A bountiful EU is delaying farm reform
MACIEJ KARCZEWSKI loves his job as an apple farmer in Lower Silesia, near Wroclaw. On a sunny spring day he is out in his orchard of 40 hectares (100 acres), proudly showing off row after row of blossoming apple trees, separated by dandelion-dotted grass.
Mr Karczewski’s father started growing apples 25 years ago. The son trained in nurseries in Britain and studied horticulture at the University of Minnesota but always knew he was going to return to his family’s fruit trees. The farm employs five people all year long, ten in the pruning seasons and 30 for the harvest. For the peak harvest season in September and October Mr Karczewski hires Ukrainians, as local labour is expensive and hard to find.

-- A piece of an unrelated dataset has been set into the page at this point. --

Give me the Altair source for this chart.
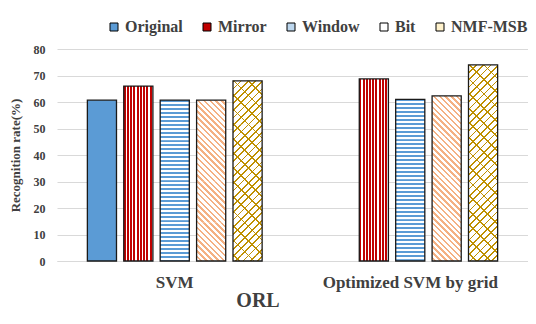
import altair as alt
import pandas as pd

# ---- data ----
methods = ["SVM", "Optimized SVM by grid"]
series = ["Original", "Mirror", "Window", "Bit", "NMF-MSB"]
svm_rates = [60.7, 66.0, 60.7, 60.7, 68.0]
opt_rates = [None, 68.7, 61.0, 62.3, 74.0]
legend_colors = ["#5B9BD5", "#C00000", "#BDD7EE", "#FFFFFF", "#FFF2CC"]

rows = []
for m, vals in zip(methods, [svm_rates, opt_rates]):
    for s, v in zip(series, vals):
        if v is not None:
            rows.append({"method": m, "series": s, "rate": v})
df = pd.DataFrame(rows)

SERIF = "Liberation Serif"
TXT = "#404040"
GRID = "#D9D9D9"
EDGE = "#1a1a1a"

# ---- layout constants (style) ----
PLOT_W, PLOT_H, Y_MAX = 471, 212, 80
PX_PER_UNIT = PLOT_H / Y_MAX
X_PAD_IN, XO_PAD_IN, XO_PAD_OUT = 0.227, 0.2, 0.1
BAR_W = (PLOT_W / 2) * (1 - X_PAD_IN) / 5 * (1 - XO_PAD_IN)


def stripe_stops(color, bg, n, frac):
    stops = []
    for i in range(n):
        a, b, c = i / n, (i + frac) / n, (i + 1) / n
        stops += [
            alt.GradientStop(offset=a, color=color),
            alt.GradientStop(offset=b, color=color),
            alt.GradientStop(offset=b, color=bg),
            alt.GradientStop(offset=c, color=bg),
        ]
    return stops


def grad(stops, x1, y1, x2, y2):
    return alt.LinearGradient(gradient="linear", stops=stops, x1=x1, y1=y1, x2=x2, y2=y2)


def diag_back(color, bg, period, seg_px, n, frac):
    # "\" stripes; t = 0 at bottom-left of the segment
    W, h = BAR_W, seg_px
    L = n * period
    k = L / (W * W + h * h)
    return grad(stripe_stops(color, bg, n, frac), 0, 1, W * k, 1 - h * k)


def diag_fwd(color, bg, period, seg_px, n, frac):
    # "/" stripes; t = 0 at top-left of the segment
    W, h = BAR_W, seg_px
    L = n * period
    k = L / (W * W + h * h)
    return grad(stripe_stops(color, bg, n, frac), 0, 0, W * k, h * k)


def segments(name, seg_units):
    out = []
    for r in df[df.series == name].itertuples():
        top = r.rate
        while top > 0:
            out.append({"method": r.method, "series": r.series,
                        "top": top, "bottom": top - seg_units})
            top -= seg_units
    return pd.DataFrame(out)


x_enc = alt.X(
    "method:N",
    sort=methods,
    scale=alt.Scale(paddingInner=X_PAD_IN, paddingOuter=X_PAD_IN / 2),
    axis=alt.Axis(
        title="ORL",
        labelAngle=0,
        ticks=False,
        tickSize=0,
        domainColor=GRID,
        labelFont=SERIF,
        labelFontSize=17,
        labelFontWeight="bold",
        labelColor=TXT,
        labelBaseline="middle",
        labelPadding=21,
        titleFont=SERIF,
        titleFontSize=20,
        titleFontWeight="bold",
        titleColor=TXT,
        titleX=200.5,
        titleY=39,
        titleBaseline="middle",
    ),
)
xo_enc = alt.XOffset(
    "series:N",
    sort=series,
    scale=alt.Scale(domain=series, paddingInner=XO_PAD_IN, paddingOuter=XO_PAD_OUT),
)


def y_enc(field):
    return alt.Y(
        f"{field}:Q",
        scale=alt.Scale(domain=[0, Y_MAX]),
        axis=alt.Axis(
            values=[0, 10, 20, 30, 40, 50, 60, 70, 80],
            title="Recognition rate(%)",
            domain=False,
            ticks=False,
            tickSize=0,
            gridColor=GRID,
            labelFont=SERIF,
            labelFontSize=12,
            labelFontWeight="bold",
            labelColor=TXT,
            labelPadding=12,
            titleFont=SERIF,
            titleFontSize=13,
            titleFontWeight="bold",
            titleColor=TXT,
            titleX=-42,
            titleY=106,
            titleBaseline="middle",
        ),
    )


base = alt.Chart(df).mark_bar(strokeWidth=0).encode(
    x=x_enc,
    xOffset=xo_enc,
    y=y_enc("rate"),
    fill=alt.Fill(
        "series:N",
        sort=series,
        scale=alt.Scale(domain=series, range=legend_colors),
        legend=alt.Legend(
            orient="none",
            legendX=49,
            legendY=-30,
            direction="horizontal",
            title=None,
            symbolType="square",
            symbolSize=64,
            symbolStrokeColor="black",
            symbolStrokeWidth=1,
            labelFont=SERIF,
            labelFontSize=16,
            labelFontWeight="bold",
            labelColor=TXT,
            labelOffset=3,
            columnPadding=16,
            padding=0,
        ),
    ),
)

# Mirror: vertical red stripes over the whole bar
mirror = (
    alt.Chart(df)
    .transform_filter(alt.datum.series == "Mirror")
    .mark_bar(fill=grad(stripe_stops("#C00000", "#FFFFFF", 9, 0.62), 0, 0, 1, 0), strokeWidth=0)
    .encode(x=x_enc, xOffset=xo_enc, y=y_enc("rate"))
)

# Window: horizontal blue stripes, 10 per segment of 40 px
win_seg_px = 40.0
window = (
    alt.Chart(segments("Window", win_seg_px / PX_PER_UNIT))
    .mark_bar(fill=grad(stripe_stops("#5B9BD5", "#FFFFFF", 10, 0.45), 0, 0, 0, 1),
              strokeWidth=0, clip=True)
    .encode(x=x_enc, xOffset=xo_enc, y=y_enc("top"), y2="bottom:Q")
)

# Bit: diagonal salmon stripes
bit_period = BAR_W / 5
bit_seg_px = 7 * bit_period
bit = (
    alt.Chart(segments("Bit", bit_seg_px / PX_PER_UNIT))
    .mark_bar(fill=diag_back("#F4B183", "#FFFFFF", bit_period, bit_seg_px, 13, 0.42),
              strokeWidth=0, clip=True)
    .encode(x=x_enc, xOffset=xo_enc, y=y_enc("top"), y2="bottom:Q")
)

# NMF-MSB: gold lattice
nmf_p1 = BAR_W / 4
nmf_p2 = BAR_W / 2
nmf_seg_px = 3 * nmf_p2
nmf_data = segments("NMF-MSB", nmf_seg_px / PX_PER_UNIT)
nmf_a = (
    alt.Chart(nmf_data)
    .mark_bar(fill=diag_back("#BF9000", "#FFFFFF", nmf_p2, nmf_seg_px, 6, 0.12),
              strokeWidth=0, clip=True)
    .encode(x=x_enc, xOffset=xo_enc, y=y_enc("top"), y2="bottom:Q")
)
nmf_b = (
    alt.Chart(nmf_data)
    .mark_bar(fill=diag_fwd("#BF9000", "rgba(255,255,255,0)", nmf_p1, nmf_seg_px, 11, 0.24),
              strokeWidth=0, clip=True)
    .encode(x=x_enc, xOffset=xo_enc, y=y_enc("top"), y2="bottom:Q")
)

outline = alt.Chart(df).mark_bar(fillOpacity=0, stroke=EDGE, strokeWidth=1.3).encode(
    x=x_enc, xOffset=xo_enc, y=y_enc("rate")
)

chart = (
    alt.layer(base, mirror, window, bit, nmf_a, nmf_b, outline)
    .properties(
        width=PLOT_W,
        height=PLOT_H,
        autosize="none",
        padding={"left": 49, "top": 41, "right": 0, "bottom": 48},
    )
    .configure_view(stroke=None)
    .configure_legend(labelFont=SERIF, labelFontWeight="bold")
    .configure_axis(labelFont=SERIF, titleFont=SERIF)
)

chart.save("out.html", embed_options={"renderer": "svg", "actions": False})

Apples are one of Poland’s most successful exports. Last year the country overtook China as the world’s biggest apple exporter. One-third of Poland’s crop, or about 1.2m tonnes, went abroad, with Russia taking 57% of the total. Poland’s entire farm sector, from cereals to meat production, is surging ahead. Last year agri-food exports were worth 85 billion zloty ($27 billion), an 11.5% increase on 2012.
Agriculture is probably the biggest single beneficiary of Poland’s membership of the EU. Farmers had initially been among the staunchest opponents of EU entry; not long before Poland joined, the Polish Peasants’ Party (PSL) predicted that only 600,000 of the country’s 2m farms would survive entry. They were in for a happy surprise when the money started rolling in: Polish agriculture received a bountiful €40 billion ($55 billion) in 2007-13 and will get another €42.4 billion between now and 2020.

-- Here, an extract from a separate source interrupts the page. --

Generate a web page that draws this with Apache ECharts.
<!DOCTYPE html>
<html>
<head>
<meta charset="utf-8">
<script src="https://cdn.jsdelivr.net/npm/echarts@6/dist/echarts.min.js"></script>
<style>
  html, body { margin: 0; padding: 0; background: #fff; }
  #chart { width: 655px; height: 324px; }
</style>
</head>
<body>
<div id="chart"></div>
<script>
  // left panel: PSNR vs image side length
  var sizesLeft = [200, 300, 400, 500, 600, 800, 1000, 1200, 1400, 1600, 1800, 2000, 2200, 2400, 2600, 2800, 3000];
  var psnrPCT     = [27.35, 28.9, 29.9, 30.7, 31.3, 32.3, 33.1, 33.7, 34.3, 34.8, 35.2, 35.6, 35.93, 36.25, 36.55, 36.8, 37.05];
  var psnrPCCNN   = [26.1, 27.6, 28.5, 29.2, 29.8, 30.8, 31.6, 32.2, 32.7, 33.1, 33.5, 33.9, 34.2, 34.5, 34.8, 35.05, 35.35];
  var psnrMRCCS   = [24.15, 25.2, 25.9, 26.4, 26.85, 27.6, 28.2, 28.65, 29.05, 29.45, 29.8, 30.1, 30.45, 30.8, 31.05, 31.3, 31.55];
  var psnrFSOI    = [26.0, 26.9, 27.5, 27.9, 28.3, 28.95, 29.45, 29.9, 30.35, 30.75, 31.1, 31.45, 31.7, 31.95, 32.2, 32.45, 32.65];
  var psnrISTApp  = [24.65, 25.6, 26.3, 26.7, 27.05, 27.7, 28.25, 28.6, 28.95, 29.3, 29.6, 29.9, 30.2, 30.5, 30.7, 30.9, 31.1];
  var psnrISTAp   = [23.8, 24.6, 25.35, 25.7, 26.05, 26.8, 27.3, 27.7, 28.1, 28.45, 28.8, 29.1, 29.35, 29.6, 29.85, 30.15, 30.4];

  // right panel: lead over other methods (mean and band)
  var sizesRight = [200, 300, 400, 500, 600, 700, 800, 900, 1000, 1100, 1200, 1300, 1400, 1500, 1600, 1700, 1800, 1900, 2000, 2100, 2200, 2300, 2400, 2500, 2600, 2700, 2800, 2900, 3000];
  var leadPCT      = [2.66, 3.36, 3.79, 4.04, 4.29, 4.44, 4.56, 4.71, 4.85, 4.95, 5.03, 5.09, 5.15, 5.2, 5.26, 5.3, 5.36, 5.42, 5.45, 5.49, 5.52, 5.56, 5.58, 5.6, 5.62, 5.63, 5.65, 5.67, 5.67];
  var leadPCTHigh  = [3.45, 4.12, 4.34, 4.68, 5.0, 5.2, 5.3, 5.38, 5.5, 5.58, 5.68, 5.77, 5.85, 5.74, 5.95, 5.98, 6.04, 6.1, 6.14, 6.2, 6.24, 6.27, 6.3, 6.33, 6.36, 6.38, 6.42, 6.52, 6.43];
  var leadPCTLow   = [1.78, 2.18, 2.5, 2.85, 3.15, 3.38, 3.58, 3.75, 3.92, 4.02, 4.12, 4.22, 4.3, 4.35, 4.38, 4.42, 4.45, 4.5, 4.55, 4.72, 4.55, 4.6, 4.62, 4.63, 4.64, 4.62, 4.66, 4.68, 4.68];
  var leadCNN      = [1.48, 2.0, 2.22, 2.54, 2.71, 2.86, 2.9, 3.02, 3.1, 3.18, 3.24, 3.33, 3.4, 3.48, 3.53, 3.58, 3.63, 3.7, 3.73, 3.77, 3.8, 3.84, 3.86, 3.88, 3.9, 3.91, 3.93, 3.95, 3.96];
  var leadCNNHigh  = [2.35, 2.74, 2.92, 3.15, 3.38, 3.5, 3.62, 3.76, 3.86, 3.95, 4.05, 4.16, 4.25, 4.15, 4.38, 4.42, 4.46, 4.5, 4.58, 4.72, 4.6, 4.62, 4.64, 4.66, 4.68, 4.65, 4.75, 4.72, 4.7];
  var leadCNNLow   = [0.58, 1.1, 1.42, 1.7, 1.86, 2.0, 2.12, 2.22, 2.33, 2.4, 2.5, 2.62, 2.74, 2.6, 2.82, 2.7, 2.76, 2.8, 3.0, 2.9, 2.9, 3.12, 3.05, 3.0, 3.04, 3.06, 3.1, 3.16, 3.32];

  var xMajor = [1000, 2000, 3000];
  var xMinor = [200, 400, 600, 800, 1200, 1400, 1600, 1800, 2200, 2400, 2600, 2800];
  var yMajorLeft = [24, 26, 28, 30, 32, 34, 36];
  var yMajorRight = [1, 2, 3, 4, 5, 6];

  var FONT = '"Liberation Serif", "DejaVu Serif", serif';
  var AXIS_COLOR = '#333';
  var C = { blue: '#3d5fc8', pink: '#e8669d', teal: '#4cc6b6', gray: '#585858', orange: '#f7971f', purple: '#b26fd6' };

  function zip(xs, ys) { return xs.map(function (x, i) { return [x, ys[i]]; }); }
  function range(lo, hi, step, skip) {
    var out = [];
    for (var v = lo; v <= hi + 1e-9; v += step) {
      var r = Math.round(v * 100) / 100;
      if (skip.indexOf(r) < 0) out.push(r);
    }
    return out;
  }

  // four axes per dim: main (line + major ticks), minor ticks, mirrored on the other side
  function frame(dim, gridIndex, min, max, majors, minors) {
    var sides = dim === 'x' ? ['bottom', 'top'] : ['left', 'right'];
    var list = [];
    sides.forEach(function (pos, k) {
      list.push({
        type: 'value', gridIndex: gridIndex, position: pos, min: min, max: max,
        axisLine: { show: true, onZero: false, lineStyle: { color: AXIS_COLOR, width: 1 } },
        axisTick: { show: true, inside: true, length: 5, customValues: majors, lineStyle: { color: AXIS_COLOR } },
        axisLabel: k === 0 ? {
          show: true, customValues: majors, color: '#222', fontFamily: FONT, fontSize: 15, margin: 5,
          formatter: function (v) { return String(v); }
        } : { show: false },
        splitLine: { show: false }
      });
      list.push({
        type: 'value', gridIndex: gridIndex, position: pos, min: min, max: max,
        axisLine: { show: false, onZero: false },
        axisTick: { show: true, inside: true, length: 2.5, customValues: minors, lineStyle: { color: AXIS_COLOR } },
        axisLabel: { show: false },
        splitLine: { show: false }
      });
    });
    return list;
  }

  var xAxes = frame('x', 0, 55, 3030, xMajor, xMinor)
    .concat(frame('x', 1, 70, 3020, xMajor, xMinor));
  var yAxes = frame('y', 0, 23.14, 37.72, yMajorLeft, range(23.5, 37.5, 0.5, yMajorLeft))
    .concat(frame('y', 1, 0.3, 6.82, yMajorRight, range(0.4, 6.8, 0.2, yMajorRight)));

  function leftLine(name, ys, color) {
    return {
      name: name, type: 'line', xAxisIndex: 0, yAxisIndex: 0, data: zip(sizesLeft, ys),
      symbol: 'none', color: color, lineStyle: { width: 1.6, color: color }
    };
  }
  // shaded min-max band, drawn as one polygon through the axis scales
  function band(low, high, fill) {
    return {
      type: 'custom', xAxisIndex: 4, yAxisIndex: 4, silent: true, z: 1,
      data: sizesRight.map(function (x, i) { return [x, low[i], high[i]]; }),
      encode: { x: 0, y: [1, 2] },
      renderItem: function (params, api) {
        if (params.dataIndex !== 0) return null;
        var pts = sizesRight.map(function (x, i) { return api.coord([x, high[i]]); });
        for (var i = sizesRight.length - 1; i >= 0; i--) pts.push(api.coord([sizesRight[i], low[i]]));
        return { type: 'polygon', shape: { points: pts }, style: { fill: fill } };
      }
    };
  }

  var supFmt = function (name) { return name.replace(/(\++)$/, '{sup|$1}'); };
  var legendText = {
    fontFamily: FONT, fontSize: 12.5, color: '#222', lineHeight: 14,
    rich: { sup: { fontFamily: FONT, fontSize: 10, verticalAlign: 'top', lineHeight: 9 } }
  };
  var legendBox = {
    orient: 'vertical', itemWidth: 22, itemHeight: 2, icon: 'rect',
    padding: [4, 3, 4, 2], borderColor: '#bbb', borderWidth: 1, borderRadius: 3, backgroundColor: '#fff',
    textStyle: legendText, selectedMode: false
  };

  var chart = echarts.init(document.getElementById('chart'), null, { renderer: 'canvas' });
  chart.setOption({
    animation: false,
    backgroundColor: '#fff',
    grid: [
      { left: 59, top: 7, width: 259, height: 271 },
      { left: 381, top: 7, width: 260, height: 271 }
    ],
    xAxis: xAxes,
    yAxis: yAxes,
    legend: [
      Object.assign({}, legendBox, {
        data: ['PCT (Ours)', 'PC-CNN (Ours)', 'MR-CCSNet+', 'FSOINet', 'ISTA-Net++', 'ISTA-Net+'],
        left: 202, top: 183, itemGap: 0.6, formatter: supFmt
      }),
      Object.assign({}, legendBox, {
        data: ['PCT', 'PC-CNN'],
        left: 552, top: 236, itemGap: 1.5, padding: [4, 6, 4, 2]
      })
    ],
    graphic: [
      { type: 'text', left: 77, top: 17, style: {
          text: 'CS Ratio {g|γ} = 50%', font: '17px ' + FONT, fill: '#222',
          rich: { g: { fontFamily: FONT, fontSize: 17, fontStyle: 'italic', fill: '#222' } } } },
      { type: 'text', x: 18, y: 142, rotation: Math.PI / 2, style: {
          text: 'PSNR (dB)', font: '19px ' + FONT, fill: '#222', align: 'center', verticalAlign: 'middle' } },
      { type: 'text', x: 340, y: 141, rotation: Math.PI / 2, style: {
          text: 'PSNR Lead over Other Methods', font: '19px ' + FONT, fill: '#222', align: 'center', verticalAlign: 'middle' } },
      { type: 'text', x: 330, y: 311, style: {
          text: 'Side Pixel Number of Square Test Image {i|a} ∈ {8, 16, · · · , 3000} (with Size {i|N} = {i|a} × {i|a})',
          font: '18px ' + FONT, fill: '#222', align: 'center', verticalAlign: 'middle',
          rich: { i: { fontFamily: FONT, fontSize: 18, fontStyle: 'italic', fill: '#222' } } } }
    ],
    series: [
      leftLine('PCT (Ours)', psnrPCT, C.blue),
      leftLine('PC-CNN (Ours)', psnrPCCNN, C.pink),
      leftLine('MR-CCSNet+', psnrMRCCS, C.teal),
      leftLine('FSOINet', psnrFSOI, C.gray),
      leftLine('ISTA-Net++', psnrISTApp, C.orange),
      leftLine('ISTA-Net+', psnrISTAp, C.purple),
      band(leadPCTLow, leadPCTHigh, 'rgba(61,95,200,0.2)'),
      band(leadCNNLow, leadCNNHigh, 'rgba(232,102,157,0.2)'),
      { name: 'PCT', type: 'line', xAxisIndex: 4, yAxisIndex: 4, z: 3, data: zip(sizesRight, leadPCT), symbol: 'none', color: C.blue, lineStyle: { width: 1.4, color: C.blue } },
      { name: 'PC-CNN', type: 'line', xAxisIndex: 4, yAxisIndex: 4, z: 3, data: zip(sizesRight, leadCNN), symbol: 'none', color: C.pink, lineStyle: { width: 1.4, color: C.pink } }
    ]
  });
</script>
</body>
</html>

Thanks to those EU funds, farmers’ incomes have, on average, tripled since entry, with half of the money coming from direct cash payments, regardless of need. Bigger farms have modernised and become more efficient. Over the past ten years Poland has doubled its poultry production and become Europe’s leading producer of soft fruit and cultivated mushrooms.

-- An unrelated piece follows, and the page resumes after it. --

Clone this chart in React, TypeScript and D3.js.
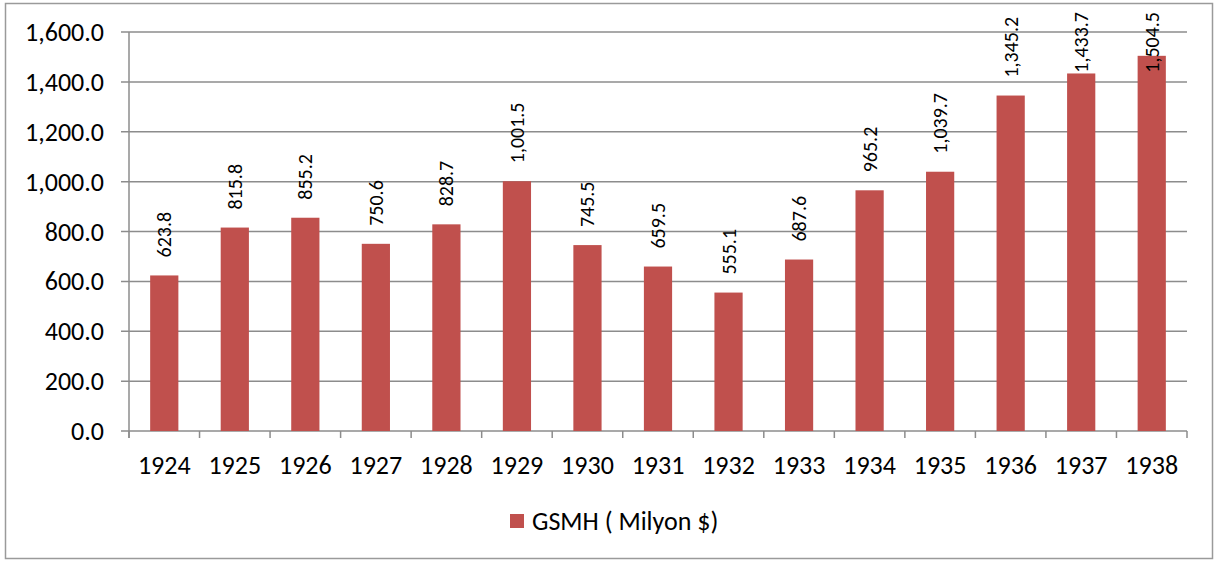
import React, { useEffect, useRef } from "react";
import * as d3 from "d3";

const years = ["1924","1925","1926","1927","1928","1929","1930","1931","1932","1933","1934","1935","1936","1937","1938"];
const gsmh = [623.8, 815.8, 855.2, 750.6, 828.7, 1001.5, 745.5, 659.5, 555.1, 687.6, 965.2, 1039.7, 1345.2, 1433.7, 1504.5];
const yTicks = [0, 200, 400, 600, 800, 1000, 1200, 1400, 1600];
const seriesName = "GSMH ( Milyon $)";

const W = 1216, H = 561;
const FONT = "Calibri, Carlito, Lato, 'Noto Sans', sans-serif";
const GRID = "#8c8c8c";
const BAR = "#C0504D";

export default function App() {
  const ref = useRef<SVGSVGElement | null>(null);
  useEffect(() => {
    document.body.style.margin = "0";
    const svg = d3.select(ref.current);
    svg.selectAll("*").remove();
    const left = 129, right = 1187, top = 32, bottom = 431;
    const x = d3.scaleBand<string>().domain(years).range([left, right]).paddingInner(0.6).paddingOuter(0.3);
    const xb = d3.scaleBand<string>().domain(years).range([left, right]);
    const y = d3.scaleLinear().domain([0, 1600]).range([bottom, top]);
    const fmt = d3.format(",.1f");

    svg.append("rect").attr("width", W).attr("height", H).attr("fill", "#fff");
    svg.append("rect").attr("x", 5.5).attr("y", 3.5).attr("width", 1207).attr("height", 555)
      .attr("fill", "none").attr("stroke", "#9a9a9a").attr("stroke-width", 1.5);

    // gridlines
    svg.append("g").selectAll("line").data(yTicks).join("line")
      .attr("x1", left - 8).attr("x2", right)
      .attr("y1", d => y(d)).attr("y2", d => y(d))
      .attr("stroke", GRID).attr("stroke-width", 1.5);
    // y labels
    svg.append("g").selectAll("text").data(yTicks).join("text")
      .attr("x", 104).attr("y", d => y(d)).attr("dy", "0.35em")
      .attr("text-anchor", "end").attr("font-family", FONT).attr("font-size", 26).attr("fill", "#000")
      .text(d => fmt(d));
    // y axis line
    svg.append("line").attr("x1", left).attr("x2", left).attr("y1", top).attr("y2", bottom + 7)
      .attr("stroke", GRID).attr("stroke-width", 1.5);
    // x ticks
    const bounds = years.map(yr => xb(yr)!).concat([right]);
    svg.append("g").selectAll("line").data(bounds).join("line")
      .attr("x1", d => d).attr("x2", d => d).attr("y1", bottom).attr("y2", bottom + 7)
      .attr("stroke", GRID).attr("stroke-width", 1.5);

    // bars
    svg.append("g").selectAll("rect").data(gsmh).join("rect")
      .attr("x", (d, i) => x(years[i])!).attr("width", x.bandwidth())
      .attr("y", d => y(d)).attr("height", d => bottom - y(d))
      .attr("fill", BAR);

    // x labels
    svg.append("g").selectAll("text").data(years).join("text")
      .attr("x", d => xb(d)! + xb.bandwidth() / 2).attr("y", 474)
      .attr("text-anchor", "middle").attr("font-family", FONT).attr("font-size", 26).attr("fill", "#000")
      .text(d => d);

    // value labels
    const lbl = svg.append("g").selectAll("text").data(gsmh).join("text")
      .attr("font-family", FONT).attr("font-size", 20).attr("fill", "#000")
      .attr("dy", "0.35em")
      .text(d => fmt(d));
    lbl.each(function (d, i) {
      const t = this as SVGTextElement;
      const len = t.getComputedTextLength();
      const cx = x(years[i])! + x.bandwidth() / 2;
      let startY = y(d) - 18;
      if (startY - len < 12) startY = 12 + len;
      d3.select(t).attr("transform", `translate(${cx},${startY}) rotate(-90)`);
    });

    // legend
    svg.append("rect").attr("x", 510).attr("y", 514).attr("width", 14).attr("height", 14).attr("fill", BAR);
    svg.append("text").attr("x", 532).attr("y", 530).attr("font-family", FONT).attr("font-size", 26)
      .attr("fill", "#000").text(seriesName);
  }, []);
  return <svg ref={ref} width={W} height={H} style={{ display: "block" }} />;
}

Yet in the longer run agricultural subsidies are a mixed blessing, even for the farmers. “EU membership has slowed the reform of the agricultural sector,” says Krzysztof Mularczyk of Compassion in World Farming, a lobby group. Polish agriculture remains highly fragmented. It accounts for only 3.4% of GDP but 12.4% of employment. Half the farms are just subsistence plots, and 92% of them run to less than 20 hectares. In a recent report on Poland the OECD was especially critical of the highly favourable social-security system for farmers, KRUS, as well as some of the tax advantages they enjoy. Many farmers hold on to tiny plots of land just to remain eligible for KRUS.
Farmers are an important political constituency. The rural population makes up around 39% of the total. PSL, the farmers’ party, is in a coalition with the ruling Civic Platform, and Janusz Piechocinski, the PSL’s leader, is deputy prime minister. His party is weak and divided and might miss the 5% threshold for getting seats in parliament in next year’s national elections, but until then the chances of reform are negligible.
Polish farmers’ most immediate worry is about the Ukrainian crisis. Exporters of apples and meat in particular are vulnerable to Russian import bans, and most farmers depend on Ukrainian workers during the harvest. Mr Karczewski is now doing the paperwork for his Ukrainians’ work permits and visas—and hoping for the best.